Output the lines that follow exactly as they are.
##############################
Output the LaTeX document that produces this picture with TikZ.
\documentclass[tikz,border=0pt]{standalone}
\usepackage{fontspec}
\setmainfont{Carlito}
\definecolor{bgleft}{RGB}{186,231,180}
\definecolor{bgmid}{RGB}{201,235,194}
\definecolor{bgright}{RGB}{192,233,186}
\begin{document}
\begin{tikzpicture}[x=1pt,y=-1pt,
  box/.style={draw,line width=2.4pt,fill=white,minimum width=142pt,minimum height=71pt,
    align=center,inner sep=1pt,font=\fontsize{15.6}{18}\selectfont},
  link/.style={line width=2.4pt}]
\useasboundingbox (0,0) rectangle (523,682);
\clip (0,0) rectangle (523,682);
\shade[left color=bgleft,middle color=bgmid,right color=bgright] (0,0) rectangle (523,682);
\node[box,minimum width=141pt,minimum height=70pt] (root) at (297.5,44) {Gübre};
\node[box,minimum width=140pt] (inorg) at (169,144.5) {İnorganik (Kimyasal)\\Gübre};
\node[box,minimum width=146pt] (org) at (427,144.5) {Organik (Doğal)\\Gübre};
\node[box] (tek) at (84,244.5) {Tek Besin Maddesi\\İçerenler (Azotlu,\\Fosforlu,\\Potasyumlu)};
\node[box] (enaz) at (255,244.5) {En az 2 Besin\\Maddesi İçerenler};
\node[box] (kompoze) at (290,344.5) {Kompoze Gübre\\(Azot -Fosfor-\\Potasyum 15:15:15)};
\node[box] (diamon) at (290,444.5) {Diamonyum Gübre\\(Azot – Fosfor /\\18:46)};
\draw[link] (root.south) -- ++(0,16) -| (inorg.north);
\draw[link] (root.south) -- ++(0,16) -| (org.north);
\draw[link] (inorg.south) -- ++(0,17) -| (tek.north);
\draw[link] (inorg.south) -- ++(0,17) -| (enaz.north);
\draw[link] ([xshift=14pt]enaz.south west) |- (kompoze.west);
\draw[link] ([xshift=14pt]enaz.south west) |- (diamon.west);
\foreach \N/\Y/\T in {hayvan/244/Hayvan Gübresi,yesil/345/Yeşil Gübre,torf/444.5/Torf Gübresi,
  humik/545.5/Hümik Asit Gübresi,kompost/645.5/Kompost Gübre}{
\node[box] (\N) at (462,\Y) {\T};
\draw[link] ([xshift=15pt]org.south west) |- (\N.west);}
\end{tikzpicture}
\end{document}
##############################
## Task response
Output the LaTeX document that produces this picture with TikZ.
\documentclass[tikz,border=0pt]{standalone}
\usepackage{fontspec}
\setmainfont{Carlito}
\definecolor{bgleft}{RGB}{186,231,180}
\definecolor{bgmid}{RGB}{201,235,194}
\definecolor{bgright}{RGB}{192,233,186}
\begin{document}
\begin{tikzpicture}[x=1pt,y=-1pt,
  box/.style={draw,line width=2.4pt,fill=white,minimum width=142pt,minimum height=71pt,
    align=center,inner sep=1pt,font=\fontsize{15.6}{18}\selectfont},
  link/.style={line width=2.4pt}]
\useasboundingbox (0,0) rectangle (523,682);
\clip (0,0) rectangle (523,682);
\shade[left color=bgleft,middle color=bgmid,right color=bgright] (0,0) rectangle (523,682);
\node[box,minimum width=141pt,minimum height=70pt] (root) at (297.5,44) {Gübre};
\node[box,minimum width=140pt] (inorg) at (169,144.5) {İnorganik (Kimyasal)\\Gübre};
\node[box,minimum width=146pt] (org) at (427,144.5) {Organik (Doğal)\\Gübre};
\node[box] (tek) at (84,244.5) {Tek Besin Maddesi\\İçerenler (Azotlu,\\Fosforlu,\\Potasyumlu)};
\node[box] (enaz) at (255,244.5) {En az 2 Besin\\Maddesi İçerenler};
\node[box] (kompoze) at (290,344.5) {Kompoze Gübre\\(Azot -Fosfor-\\Potasyum 15:15:15)};
\node[box] (diamon) at (290,444.5) {Diamonyum Gübre\\(Azot – Fosfor /\\18:46)};
\draw[link] (root.south) -- ++(0,16) -| (inorg.north);
\draw[link] (root.south) -- ++(0,16) -| (org.north);
\draw[link] (inorg.south) -- ++(0,17) -| (tek.north);
\draw[link] (inorg.south) -- ++(0,17) -| (enaz.north);
\draw[link] ([xshift=14pt]enaz.south west) |- (kompoze.west);
\draw[link] ([xshift=14pt]enaz.south west) |- (diamon.west);
\foreach \N/\Y/\T in {hayvan/244/Hayvan Gübresi,yesil/345/Yeşil Gübre,torf/444.5/Torf Gübresi,
  humik/545.5/Hümik Asit Gübresi,kompost/645.5/Kompost Gübre}{
\node[box] (\N) at (462,\Y) {\T};
\draw[link] ([xshift=15pt]org.south west) |- (\N.west);}
\end{tikzpicture}
\end{document}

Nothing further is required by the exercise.